I have said it before and I will say it again- if Nigeria is not a place that every ethnic nationality and every religious faith is regarded as being equal and is treated as such then let there be no more Nigeria. There is nothing that is sacrosanct about a forced union of incompatibles. If you are in a bad marriage you get out of it before you kill each other. The Lugardian ”poor husband of the north” cannot force the ”rich wife of the south” to remain in this unholy and iniquitous union for much longer unless the terms are right and unless there is equity and justice for all. The mistake we made in 1967 by not standing on Aburi will not be repeated. The days of the master/servant relationship that we have witnessed between the north and the south and christians and muslims for 51 years of our national existence are long over and they shall never return again. This country is moving forward and she is not going back and if Presdent Goodluck Jonathan can just get his act together and vigorously resist the hegemonists and islamist giants in the land he would have my full support and that of millions of others.
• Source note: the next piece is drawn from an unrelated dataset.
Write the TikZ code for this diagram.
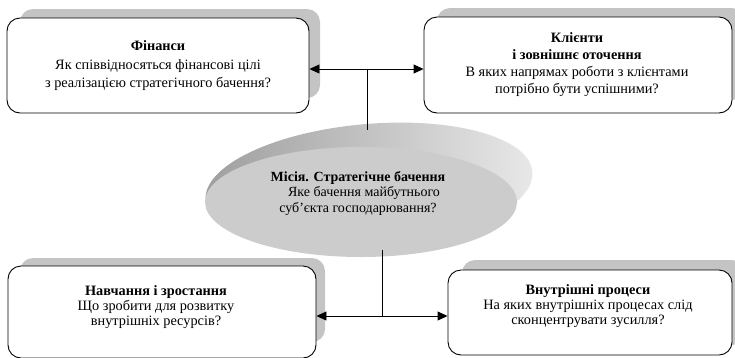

This is the time for a new vision for our country. It is the time for new leaders who are ready to stand up and speak the truth about our precarious state of affairs and about the direction in which our nation must go. It is the time to talk about the convening of a Sovereign National Conference and to answer the Nationality Question. It is the time for courage. Let us not take our unity for granted or treat it as ”a given”. Nigeria must change, she must be restructured, she must be reformed and she must make every single ”Nigerian” believe that he or she can get to the top regardless of their nationality or faith. Other than that, whether we like it or not, Nigeria will eventually break.